Des besoins énormes en ligne de mire
De manière générale, la plupart des victimes ont profité de cette réparation financière pour relancer leur commerce, leur champs ou leur cheptel ou répondre à des besoins vitaux. Ils offrent des témoignages de satisfaction, une expression de joie qui leur permet d’oublier pour un temps leur passé meurtri. Satisfaction raisonnable aussi du côté de Me Olivier Manguereka, un des avocats des victimes, même s’il n’a pas été associé au déplacement de Paoua. : « Je suis satisfait en partie », dit-il. Les montants sont certes « infimes et symboliques, mais ce qui est très important à relever, c’est que toutes les victimes ont reçu quelque chose », se réjouit l’avocat.

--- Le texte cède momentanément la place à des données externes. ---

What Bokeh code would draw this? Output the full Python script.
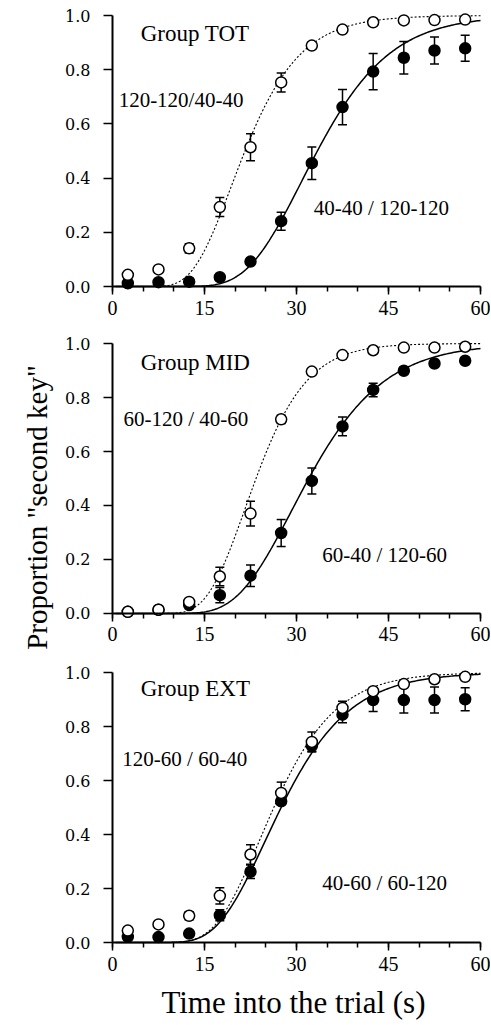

Le combat n’est pas encore fini pour la CPS qui doit se préparer à d’autres défis pour les réparations. Si les 30.000 dollars octroyés par les États-Unis ont été épuisés par les victimes de Paoua, « la question des réparations ne doit pas être abandonnée à la seule Cour pénale spéciale. C’est une question qui concerne tout le monde : État, ONG, partenaires, société civile », selon Mugaruka. « Dans le procès de Paoua, on a constaté qu’il y avait peu de victimes. Mais il n’est pas sûr que ce sera le cas pour les procès à venir. J’imagine que si on a un millier de victimes, on aura des besoins multipliés par 20 ou par 30 peut-être. Alors d’où viendront ces fonds ? Je crois qu’ils viendront d’un effort collectif. Du côté de la cour, on continue le dialogue avec nos partenaires et avec le gouvernement pour un accroissement de l’appui en réparations. A côté de ça, on reste créatif pour voir d’autres pistes à explorer et tenter de voir comment tenir en ligne de compte les besoins qui seront énormes à l’avenir », conclut le chef du Service d’aide aux victimes et à la défense de la CPS.